My kids are all blowing off school lately.

– Have a teacher who lets you come in early, correct all your homework so you’re guaranteed an A+ and a perfect review packet for test studying? DON’T GO IN AND REVIEW YOUR ASSIGNMENTS.
– Don’t understand something when it’s read aloud at school? DON’T READ THE PAGES AGAIN AT HOME EVEN THOUGH YOU HAVE THE BOOK TO DO SO.
– Have a deadline on Thursday? LIE TO THE TEACHER ABOUT THE ASSIGNMENT ON FRIDAY… AND MONDAY… AND TUESDAY..

I’m a little on the livid side of things right now. Ready to lock them all in their rooms until they show some common sense and initiative.

Instead, I think I’ll use Betty Draper as my role model. Betty Draper who ships her kids off to boarding school when they annoy her.

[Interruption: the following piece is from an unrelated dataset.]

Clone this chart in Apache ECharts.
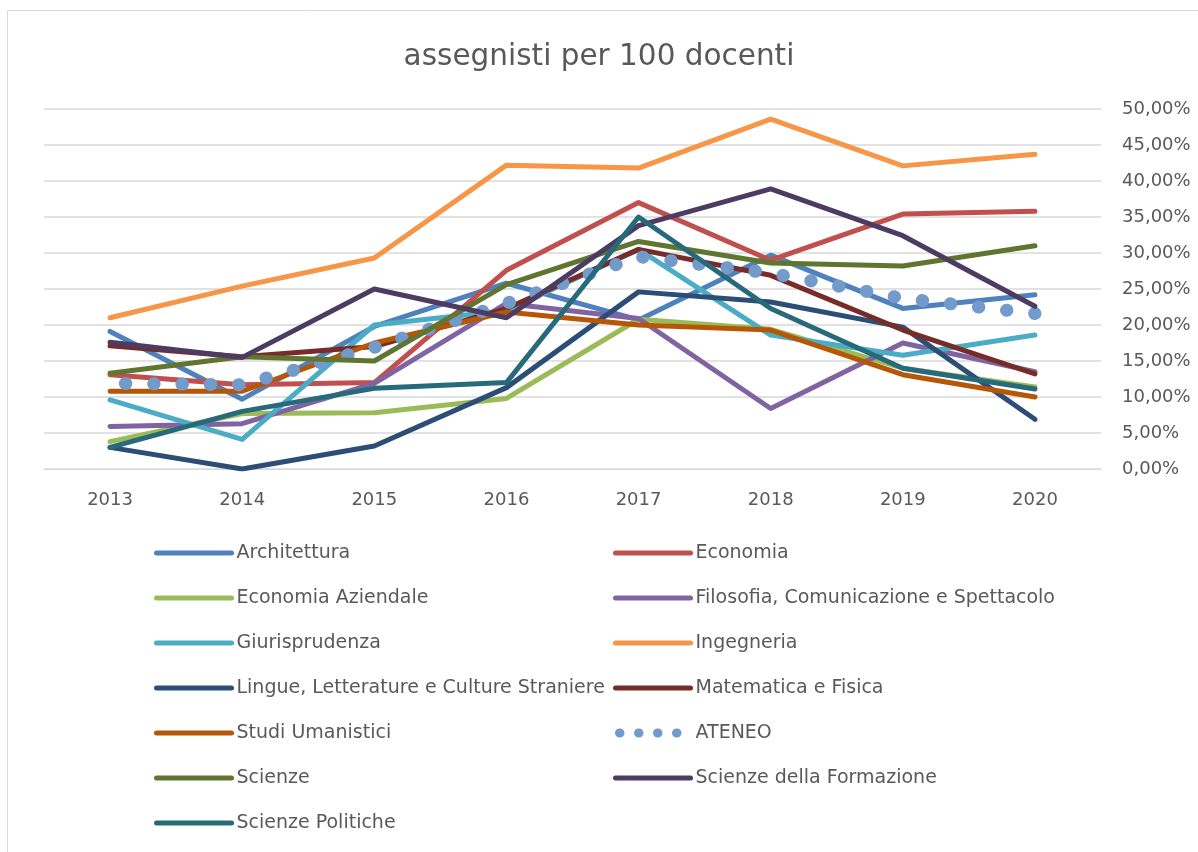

Betty Draper who has a nanny/maid/cook in the house so she has more time for important things like horseback riding and lunches with friends. Betty Draper who makes snide, sarcastic, scarring comments to her children all the time. Betty Draper who is never found without a cigarette – I’ll trade the smokes for a drink though.

I bet if I farmed out responsibility for my kids to someone else most of the time, I’d be a lot less frustrated and angry about their lousy school performance of late. Being drunk and not having any responsibilities sounds like a much less stressful way to live.

Excuse me, I need to put together an ad for a nanny/maid/cook.